Joanna Blythman is a national treasure, and I don’t care which nation we’re talking about. Technically she may be Scottish, but we should all cherish her. She is the keeper of the nation’s food conscience, and has been for a couple decades. She writes with passion and clarity. She knows better than anyone, the baroque and deceitful world of the food industry, its dark secrets and political manipulations. She has exposed the trickery and fakery of food manufacture and retailing, and the hypocrisy of policymakers, with clear-headed anger. But she is no tedious critic or purblind puritan. Her delight in good food is as great as her contempt for bad. She extols the virtues of intelligent shopping, proper cooking and pleasurable eating with the same energy and astuteness as she excoriates fudge and trickery. And she’s a very nice woman and a very good cook.
So when I unwrapped What to Eat, up—to-date companion to her The Food We Eat, her 1996 classic, I felt that thrill of pleasure you get when you know you’re going to read something worth reading. The name ‘Blythman’ is a guarantee of quality in a way that few names are these days. I’m not going to say that I was unfamiliar with a lot of what Joanna has to say, but it is still refreshing to re-acquaint myself with the truths she writes. She writes with such lucidity and crisp authority. She never obfuscates, never blurs the lines. Her acumen and passion shine out from each sentence. It’s like a walk through the Cheviots on a crisp day in the company of a delightful, thoughtful, probing, bracing intelligence.

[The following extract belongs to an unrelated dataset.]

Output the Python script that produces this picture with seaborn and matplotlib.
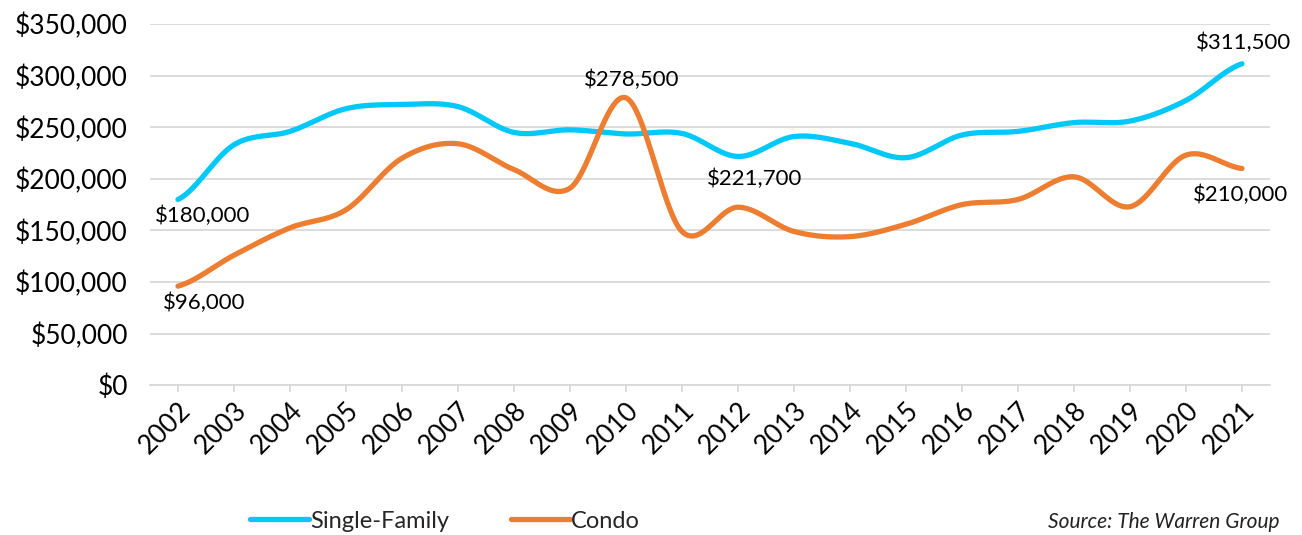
#!/usr/bin/env python3
"""
Median sale price, single-family vs condo, 2002-2021.
"""
import numpy as np
import pandas as pd
import matplotlib
matplotlib.use("Agg")
import matplotlib.pyplot as plt
import seaborn as sns
from matplotlib.ticker import FuncFormatter

# Data
years = [str(y) for y in range(2002, 2022)]
single_family = [180000, 233000, 246000, 268000, 272000, 270000, 245000, 247500,
                 243500, 244000, 221700, 241000, 234500, 220500, 242500, 246000,
                 254500, 256000, 276000, 311500]
condo = [96000, 126000, 152500, 170000, 220000, 234000, 209000, 191000,
         278500, 149000, 172500, 149000, 144000, 156000, 175000, 180000,
         202000, 173000, 223000, 210000]
series_names = ["Single-Family", "Condo"]
colors = {"Single-Family": "#00C8F8", "Condo": "#ED7D31"}

# (series, year index, label text, offset in points)
data_labels = [
    ("Single-Family", 0, "$180,000", (18, -12)),
    ("Condo", 0, "$96,000", (19, -12)),
    ("Condo", 8, "$278,500", (4, 13)),
    ("Single-Family", 10, "$221,700", (12, -16)),
    ("Single-Family", 19, "$311,500", (1, 15)),
    ("Condo", 19, "$210,000", (-1, -19)),
]


def smooth_curve(values, steps=40):
    """Excel-style smoothed line: cubic Bezier through each point pair."""
    p = np.asarray(values, dtype=float)
    ext = np.concatenate([[p[0]], p, [p[-1]]])
    xs, ys = [], []
    t = np.linspace(0, 1, steps, endpoint=False)
    for i in range(len(p) - 1):
        p0, p1, p2, p3 = ext[i], ext[i + 1], ext[i + 2], ext[i + 3]
        c1 = p1 + (p2 - p0) / 6
        c2 = p2 - (p3 - p1) / 6
        y = ((1 - t) ** 3 * p1 + 3 * (1 - t) ** 2 * t * c1
             + 3 * (1 - t) * t ** 2 * c2 + t ** 3 * p2)
        xs.append(i + t)
        ys.append(y)
    xs.append([len(p) - 1])
    ys.append([p[-1]])
    return np.concatenate(xs), np.concatenate(ys)


frames = []
for name, vals in zip(series_names, [single_family, condo]):
    sx, sy = smooth_curve(vals)
    frames.append(pd.DataFrame({"x": sx, "price": sy, "series": name}))
df = pd.concat(frames, ignore_index=True)
raw = {"Single-Family": single_family, "Condo": condo}

sns.set_theme(style="white")
plt.rcParams["font.family"] = ["Lato", "DejaVu Sans"]

fig = plt.figure(figsize=(13.02, 5.35), dpi=100)
ax = fig.add_axes([0.1152, 0.280, 0.8602, 0.675])

sns.lineplot(data=df, x="x", y="price", hue="series", palette=colors,
             sort=False, estimator=None, linewidth=3.8, ax=ax, legend=False,
             solid_capstyle="round")

ax.set_xlim(-0.5, len(years) - 0.5)
ax.set_ylim(0, 350000)
ax.set_yticks(np.arange(0, 350001, 50000))
ax.yaxis.set_major_formatter(FuncFormatter(lambda v, _: f"${v:,.0f}"))
ax.set_xticks(range(len(years)))
ax.set_xticklabels(years, rotation=45, ha="right", rotation_mode="anchor")
ax.set_xlabel("")
ax.set_ylabel("")

ax.grid(axis="y", color="#D9D9D9", linewidth=1.3)
ax.set_axisbelow(True)
for side in ["top", "right", "left"]:
    ax.spines[side].set_visible(False)
ax.spines["bottom"].set_color("#D9D9D9")
ax.spines["bottom"].set_linewidth(1.3)
ax.tick_params(axis="x", bottom=True, color="#D9D9D9", length=5, width=1.3,
               labelsize=19, pad=4, labelcolor="black")
ax.tick_params(axis="y", length=0, labelsize=19, pad=16, labelcolor="black")

for name, idx, text, off in data_labels:
    ax.annotate(text, xy=(idx, raw[name][idx]), xytext=off,
                textcoords="offset points", ha="center", va="center",
                fontsize=16, color="black")

handles = [plt.Line2D([], [], color=colors[n], linewidth=3.8,
                      solid_capstyle="round") for n in series_names]
fig.legend(handles, series_names, loc="center", bbox_to_anchor=(0.342, 0.026),
           ncol=2, frameon=False, fontsize=17, handlelength=2.5,
           handletextpad=0.05, columnspacing=2.6)

fig.text(0.983, 0.006, "Source: The Warren Group", ha="right", va="bottom",
         fontsize=15, style="italic", color="#222222")

fig.savefig("out.png", dpi=100)
plt.close(fig)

Joanna has the gift if illuminating the essence of food matters. Like many food writers, I am easily distracted from the path of true virtue, my tendencies to indulgence too easily outweigh my instincts to righteousness, but with Joanna they have equal weight. Local ingredients, small producers, independent retailers, skilled professionals are woven together to make a consistent tapestry of pleasure. Good food for her is not an elitist luxury; it is one of life’s essentials.